What the exercise asks
Every line from the one with "Emit a web page" to the one with "of monthly sewer", including those two, is to be copied exactly; all other lines of the entries below are left out.

Items
········

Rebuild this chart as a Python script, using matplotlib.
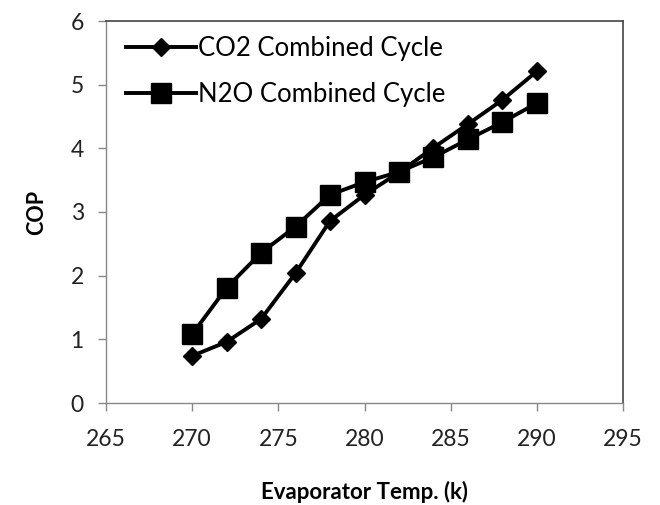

········

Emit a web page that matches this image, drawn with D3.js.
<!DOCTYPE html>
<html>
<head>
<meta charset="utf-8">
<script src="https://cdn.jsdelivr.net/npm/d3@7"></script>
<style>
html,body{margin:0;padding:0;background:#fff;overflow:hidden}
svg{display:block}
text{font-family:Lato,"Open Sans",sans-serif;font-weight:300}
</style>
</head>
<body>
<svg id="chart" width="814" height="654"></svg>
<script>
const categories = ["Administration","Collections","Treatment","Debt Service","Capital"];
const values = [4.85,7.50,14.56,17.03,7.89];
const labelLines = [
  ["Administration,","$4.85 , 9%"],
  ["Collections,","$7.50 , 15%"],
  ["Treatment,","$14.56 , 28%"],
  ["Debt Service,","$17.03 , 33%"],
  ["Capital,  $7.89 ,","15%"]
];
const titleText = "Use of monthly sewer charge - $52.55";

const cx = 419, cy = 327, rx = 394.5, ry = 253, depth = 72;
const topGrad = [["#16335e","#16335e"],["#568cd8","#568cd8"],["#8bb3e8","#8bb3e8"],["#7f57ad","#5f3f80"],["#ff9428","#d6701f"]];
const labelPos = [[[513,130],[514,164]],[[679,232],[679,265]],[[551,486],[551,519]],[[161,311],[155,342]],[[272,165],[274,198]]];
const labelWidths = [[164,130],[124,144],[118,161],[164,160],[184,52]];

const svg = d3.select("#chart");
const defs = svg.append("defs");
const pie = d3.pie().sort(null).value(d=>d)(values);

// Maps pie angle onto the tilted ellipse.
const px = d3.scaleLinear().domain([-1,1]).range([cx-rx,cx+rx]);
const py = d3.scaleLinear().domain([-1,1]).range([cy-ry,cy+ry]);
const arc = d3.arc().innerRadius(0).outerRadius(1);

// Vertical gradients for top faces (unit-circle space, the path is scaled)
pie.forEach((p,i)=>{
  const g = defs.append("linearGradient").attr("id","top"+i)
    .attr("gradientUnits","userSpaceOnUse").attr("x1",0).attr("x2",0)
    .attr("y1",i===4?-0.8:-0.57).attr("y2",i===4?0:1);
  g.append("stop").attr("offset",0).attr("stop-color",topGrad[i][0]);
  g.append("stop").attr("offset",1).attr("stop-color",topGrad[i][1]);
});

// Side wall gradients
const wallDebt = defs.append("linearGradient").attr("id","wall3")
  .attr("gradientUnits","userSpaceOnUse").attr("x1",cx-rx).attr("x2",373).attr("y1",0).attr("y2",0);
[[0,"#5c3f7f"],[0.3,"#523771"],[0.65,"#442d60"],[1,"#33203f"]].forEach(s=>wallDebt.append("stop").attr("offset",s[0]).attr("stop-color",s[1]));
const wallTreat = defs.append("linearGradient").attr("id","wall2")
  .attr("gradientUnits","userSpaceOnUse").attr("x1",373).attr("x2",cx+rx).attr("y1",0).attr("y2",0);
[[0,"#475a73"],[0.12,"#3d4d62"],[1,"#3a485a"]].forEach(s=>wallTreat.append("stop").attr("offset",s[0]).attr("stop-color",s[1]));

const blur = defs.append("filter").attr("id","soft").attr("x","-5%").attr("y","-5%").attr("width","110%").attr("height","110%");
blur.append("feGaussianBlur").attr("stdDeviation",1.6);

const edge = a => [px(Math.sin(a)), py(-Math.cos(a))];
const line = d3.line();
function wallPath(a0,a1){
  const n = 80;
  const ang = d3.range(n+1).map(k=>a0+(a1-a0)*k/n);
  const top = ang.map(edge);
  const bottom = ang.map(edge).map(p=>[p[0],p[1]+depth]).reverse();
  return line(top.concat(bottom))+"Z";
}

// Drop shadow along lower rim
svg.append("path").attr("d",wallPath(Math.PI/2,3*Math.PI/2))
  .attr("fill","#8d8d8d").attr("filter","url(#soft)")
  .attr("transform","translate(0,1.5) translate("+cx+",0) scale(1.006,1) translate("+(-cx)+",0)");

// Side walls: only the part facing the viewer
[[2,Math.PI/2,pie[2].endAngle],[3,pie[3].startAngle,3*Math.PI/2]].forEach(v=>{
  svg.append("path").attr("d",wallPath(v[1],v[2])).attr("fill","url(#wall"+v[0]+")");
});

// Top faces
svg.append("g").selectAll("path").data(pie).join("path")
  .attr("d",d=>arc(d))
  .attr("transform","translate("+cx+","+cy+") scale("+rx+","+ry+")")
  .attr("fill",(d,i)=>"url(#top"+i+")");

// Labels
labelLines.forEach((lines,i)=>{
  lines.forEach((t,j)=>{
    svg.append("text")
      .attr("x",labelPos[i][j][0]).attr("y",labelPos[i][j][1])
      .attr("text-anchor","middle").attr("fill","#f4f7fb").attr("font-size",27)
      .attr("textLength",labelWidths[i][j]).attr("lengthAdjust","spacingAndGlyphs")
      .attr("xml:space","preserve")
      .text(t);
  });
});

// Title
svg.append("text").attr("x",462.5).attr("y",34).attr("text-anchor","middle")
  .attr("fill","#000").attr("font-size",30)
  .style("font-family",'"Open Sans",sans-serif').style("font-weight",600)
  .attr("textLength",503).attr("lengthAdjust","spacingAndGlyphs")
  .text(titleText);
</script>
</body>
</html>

········

Response to the task
Emit a web page that matches this image, drawn with D3.js.
<!DOCTYPE html>
<html>
<head>
<meta charset="utf-8">
<script src="https://cdn.jsdelivr.net/npm/d3@7"></script>
<style>
html,body{margin:0;padding:0;background:#fff;overflow:hidden}
svg{display:block}
text{font-family:Lato,"Open Sans",sans-serif;font-weight:300}
</style>
</head>
<body>
<svg id="chart" width="814" height="654"></svg>
<script>
const categories = ["Administration","Collections","Treatment","Debt Service","Capital"];
const values = [4.85,7.50,14.56,17.03,7.89];
const labelLines = [
  ["Administration,","$4.85 , 9%"],
  ["Collections,","$7.50 , 15%"],
  ["Treatment,","$14.56 , 28%"],
  ["Debt Service,","$17.03 , 33%"],
  ["Capital,  $7.89 ,","15%"]
];
const titleText = "Use of monthly sewer charge - $52.55";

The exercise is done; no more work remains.